BEIRUT // The older brother of the Syrian boy who was pictured sitting in an ambulance dazed and covered in blood after an air strike has died in Aleppo, a monitoring group said.
Ali Daqneesh, 10, died on Saturday from wounds suffered in the attack on the family’s flat, according to the Syrian Observatory for Human Rights, a UK-based monitoring group.
He had internal bleeding and organ damage, doctors told a witness who was present with the father of the boys at the time of Ali’s death.
“Ali, aged 10, succumbed to his injuries. He was badly wounded in the same bombardment as Omran on August 17 in Aleppo,” the observatory said.
The images of his younger brother, four-year-old Omran, sitting in an ambulance after the attack – his face, arms and legs caked in blood and dust – have reverberated around the world, becoming a symbol for the suffering of children in Syria’s brutal five-year conflict.
The video and pictures were widely circulated online and in the media, refocusing public opinion on Syria’s civil war and the plight of civilians, particularly in Aleppo.
Russian and Syrian warplanes have intensified their air strikes on the rebel-held east of the city since insurgents made an advance last month, breaking an effective siege.
Fighting and air strikes in and around Aleppo has killed 448 civilians so far this month, the observatory said.

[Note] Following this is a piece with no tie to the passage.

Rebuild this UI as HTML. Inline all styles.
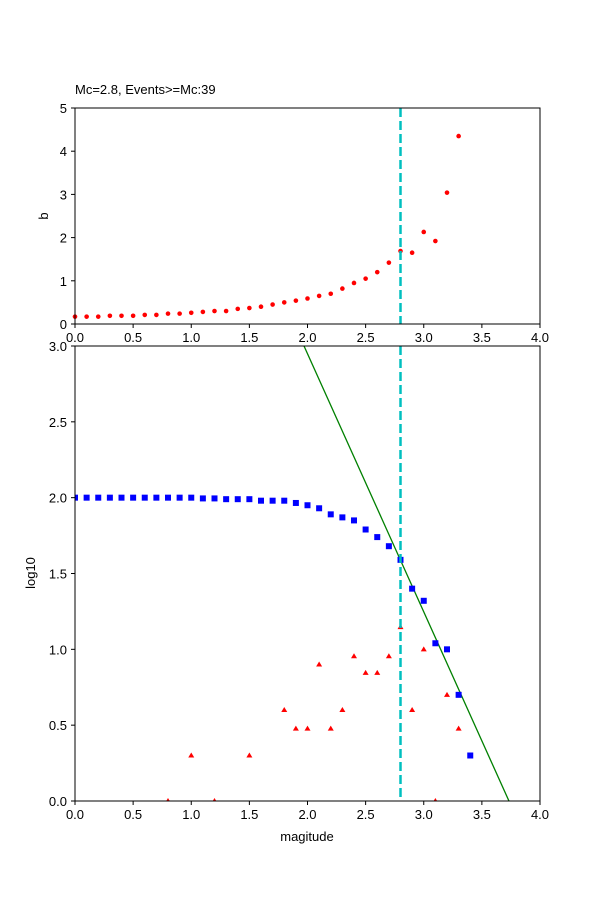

Rebels, supported by the United States, Turkey and Gulf Arab nations, have been fighting since 2011 to oust president Bashar Al Assad, who is supported by Russia and Iran. The Aleppo Media Centre, a network of activists in the divided northern city, confirmed Ali’s death in a video on Saturday.
The images of Omran sparked a global outcry, much like the photo last September of three-year-old Syrian boy Aylan Kurdi, whose body washed ashore on a Turkish beach as his family tried to reach Europe.
Omran, his siblings and parents were all plucked from the rubble wounded, but alive, following Wednesday’s bombing on the Qaterji neighbourhood in rebel-held east Aleppo.
Omran’s home city Aleppo has been divided by government control in the west and opposition fighters in the east since 2012.
Government warplanes, backed by Russia’s air force since September 2015, bombard the eastern districts while rebel groups fire rockets into the west.
Of the estimated 250,000 people still living in the eastern parts of the city, 100,000 are children, according to the UN’s children agency Unicef.
More than 290,000 people have been killed since Syria’s conflict broke out, including nearly 15,000 children.
On Friday, the World Food Programme described the situation in besieged areas as “nightmarish” amid growing international concern over the humanitarian cost of the war in Syria.
Russia on Thursday said it supported the idea of weekly 48-hour ceasefires to allow humanitarian aid to enter besieged parts of Aleppo, a plan the rebels also cautiously welcomed.